VoIP has existed as an enterprise technology for over a decade now, but only in the past few years has it gained serious traction among business and home users. This shift has occurred fairly rapidly, with VoIP now becoming the de facto standard for business.
The possible surprise here is that more and more businesses are opting to use VoIP wholesalers, such as IDT, rather than traditional providers. Less surprising is that larger wholesalers are substantially more competitive than smaller wholesalers.
Here are a few of the reasons why smaller providers and wholesalers have struggled, and why larger enterprises are succeeding.
Peering: How the Providers Keep Costs Down
Providers are broken down into three general tiers. Tier 1 providers control vast networks and infrastructure, so much that they can ‘trade’ cost-free access to their network with other Tier 1 providers. This enables them to access the entire internet cost-free in a practice called reciprocal peering.
Tier 2 providers are smaller providers, such as ISPs, who do not control sufficient infrastructure for a Tier 1 provider to offer them cost-free peering; they need to pay for peering instead. Specialist Tier 3 providers run almost no infrastructure and therefore need to pay for carriage on even the smallest network.
This explains quite simply why smaller providers find it difficult to succeed: the larger your network, the greater the number of networks you can enjoy cost-free access to via peering. If your network is small, no one will be willing to reciprocally peer with you and you will have difficulty competing on price.
What About VoIP Wholesalers?
The price competition is similar for wholesalers as for providers: the larger the enterprise, the better the deal others are willing to give them. This is analogous to buying in bulk versus buying from a retailer: the bulk sale will be far cheaper per unit for the same product, often becoming less expensive the more you buy at once. As with any sector, successful traffic wholesaling relies upon achieving economy of scale. The time and effort required to close a deal is the same regardless as to the number of products: one purchase is one purchase.

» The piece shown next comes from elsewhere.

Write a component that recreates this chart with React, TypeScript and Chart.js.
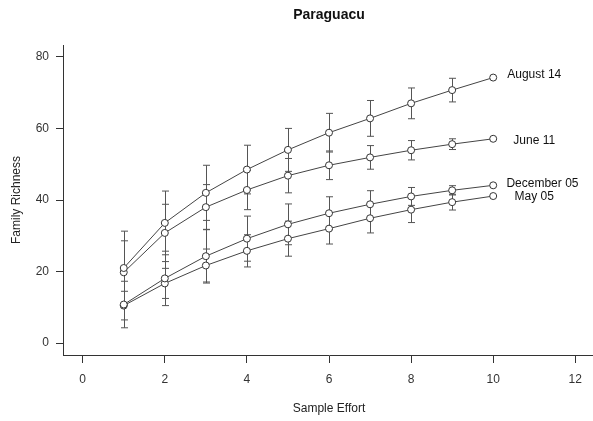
import React, { useEffect, useRef } from 'react';
import { Chart, registerables } from 'chart.js';

Chart.register(...registerables);

const chartTitle = 'Paraguacu';
const xTitle = 'Sample Effort';
const yTitle = 'Family Richness';

const effort = [1, 2, 3, 4, 5, 6, 7, 8, 9, 10];
const seriesNames = ['August 14', 'June 11', 'December 05', 'May 05'];

const aug14 = [21.0, 33.6, 42.0, 48.5, 54.0, 58.8, 62.8, 67.0, 70.7, 74.2];
const aug14Err = [10.3, 8.9, 7.7, 6.8, 6.0, 5.4, 5.0, 4.3, 3.3, 0];
const jun11 = [19.8, 30.8, 38.0, 42.8, 46.8, 49.7, 51.9, 53.9, 55.6, 57.1];
const jun11Err = [8.8, 8.0, 6.3, 5.5, 4.8, 4.0, 3.3, 2.7, 1.5, 0];
const dec05 = [10.8, 18.1, 24.3, 29.2, 33.2, 36.3, 38.8, 41.0, 42.7, 44.1];
const dec05Err = [6.5, 7.6, 7.5, 6.3, 5.7, 4.6, 3.8, 2.5, 1.3, 0];
const may05 = [10.5, 16.7, 21.7, 25.8, 29.2, 32.0, 34.9, 37.3, 39.4, 41.1];
const may05Err = [4.0, 4.2, 4.6, 4.5, 4.9, 4.3, 4.1, 3.6, 2.2, 0];

const xTicks = [0, 2, 4, 6, 8, 10, 12];
const yTicks = [0, 20, 40, 60, 80];

// text annotation anchors (data coordinates)
const labelX = [11.0, 11.0, 11.2, 11.0];
const labelY = [75.1, 56.7, 44.6, 40.9];

const seriesValues = [aug14, jun11, dec05, may05];
const seriesErrors = [aug14Err, jun11Err, dec05Err, may05Err];

const FONT = '"Liberation Sans", Arial, sans-serif';

export default function App() {
  const ref = useRef<HTMLCanvasElement | null>(null);

  useEffect(() => {
    if (!ref.current) return;

    const errorBars = {
      id: 'errorBars',
      beforeDatasetsDraw(chart: any) {
        const { ctx, scales } = chart;
        const xs = scales.x;
        const ys = scales.y;
        ctx.save();
        ctx.strokeStyle = '#555';
        ctx.lineWidth = 1;
        seriesErrors.forEach((errs, si) => {
          const vals = seriesValues[si];
          errs.forEach((e, i) => {
            if (!e) return;
            const px = Math.round(xs.getPixelForValue(effort[i])) + 0.5;
            const top = ys.getPixelForValue(vals[i] + e);
            const bot = ys.getPixelForValue(vals[i] - e);
            ctx.beginPath();
            ctx.moveTo(px, top);
            ctx.lineTo(px, bot);
            ctx.moveTo(px - 3.5, top);
            ctx.lineTo(px + 3.5, top);
            ctx.moveTo(px - 3.5, bot);
            ctx.lineTo(px + 3.5, bot);
            ctx.stroke();
          });
        });
        ctx.restore();
      },
    };

    const annotations = {
      id: 'annotations',
      afterDraw(chart: any) {
        const { ctx, scales, chartArea } = chart;
        ctx.save();
        ctx.fillStyle = '#111';
        ctx.textAlign = 'center';
        ctx.textBaseline = 'middle';
        ctx.font = `bold 14px ${FONT}`;
        ctx.fillText(chartTitle, (chartArea.left + chartArea.right) / 2, 15);
        ctx.font = `12px ${FONT}`;
        seriesNames.forEach((n, i) => {
          ctx.fillText(n, scales.x.getPixelForValue(labelX[i]), scales.y.getPixelForValue(labelY[i]));
        });
        ctx.restore();
      },
    };

    const chart = new Chart(ref.current, {
      type: 'line',
      data: {
        datasets: seriesNames.map((name, si) => ({
          label: name,
          data: effort.map((x, i) => ({ x, y: seriesValues[si][i] })),
          borderColor: '#444',
          borderWidth: 1,
          pointRadius: 3.5,
          pointBorderWidth: 1,
          pointBorderColor: '#333',
          pointBackgroundColor: '#fff',
          tension: 0,
          fill: false,
        })),
      },
      options: {
        animation: false,
        responsive: false,
        maintainAspectRatio: false,
        layout: { padding: { top: 45, right: 4.5, left: 0, bottom: 0 } },
        plugins: {
          legend: { display: false },
          tooltip: { enabled: false },
          title: { display: false },
        },
        scales: {
          x: {
            type: 'linear',
            min: -0.48,
            max: 12.48,
            afterBuildTicks: (s: any) => {
              s.ticks = xTicks.map((v) => ({ value: v }));
            },
            afterFit: (s: any) => {
              s.height = 66;
            },
            grid: {
              display: true,
              drawOnChartArea: false,
              drawTicks: true,
              tickLength: 8,
              color: '#333',
            },
            border: { display: true, color: '#333', width: 1 },
            ticks: {
              color: '#333',
              font: { family: FONT, size: 12 },
              padding: 9,
              maxRotation: 0,
              autoSkip: false,
            },
            title: {
              display: true,
              text: xTitle,
              color: '#222',
              font: { family: FONT, size: 12 },
              padding: { top: 0, bottom: 5 },
            },
          },
          y: {
            type: 'linear',
            min: -3.3,
            max: 83.3,
            afterBuildTicks: (s: any) => {
              s.ticks = yTicks.map((v) => ({ value: v }));
            },
            afterFit: (s: any) => {
              s.width = 63;
            },
            grid: {
              display: true,
              drawOnChartArea: false,
              drawTicks: true,
              tickLength: 7,
              color: '#333',
            },
            border: { display: true, color: '#333', width: 1 },
            ticks: {
              color: '#333',
              font: { family: FONT, size: 12 },
              padding: 7,
              autoSkip: false,
            },
            title: {
              display: true,
              text: yTitle,
              color: '#222',
              font: { family: FONT, size: 12 },
              padding: { top: 9, bottom: 0 },
            },
          },
        },
      },
      plugins: [errorBars, annotations],
    } as any);

    return () => chart.destroy();
  }, []);

  return (
    <div
      style={{
        position: 'fixed',
        left: 0,
        top: 0,
        width: 593,
        height: 421,
        overflow: 'hidden',
        background: '#fff',
      }}
    >
      <canvas ref={ref} width={600} height={421} style={{ width: 600, height: 421, display: 'block' }} />
    </div>
  );
}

Wholesalers such as IDT can buy vast volumes of minutes at once, knowing that they have the customer base to use them. This means that the tiered providers are far more open to reducing price points, knowing that the quantity will more than make up for it. This means that, in turn, large wholesalers can provide more services in more regions than a smaller provider can ever hope to compete with – unless they have substantial capital to risk.
This doesn’t mean that small providers and wholesalers will disappear. As with any other product, smaller businesses can find ways to compete on service quality or specialist products.
Tier 3 providers, for example, will offer enterprise internet connections and data centres, akin to a specialist coffee shop offering a great product and environment. Neither one can hope to compete on price, but they can find a niche if they try hard enough.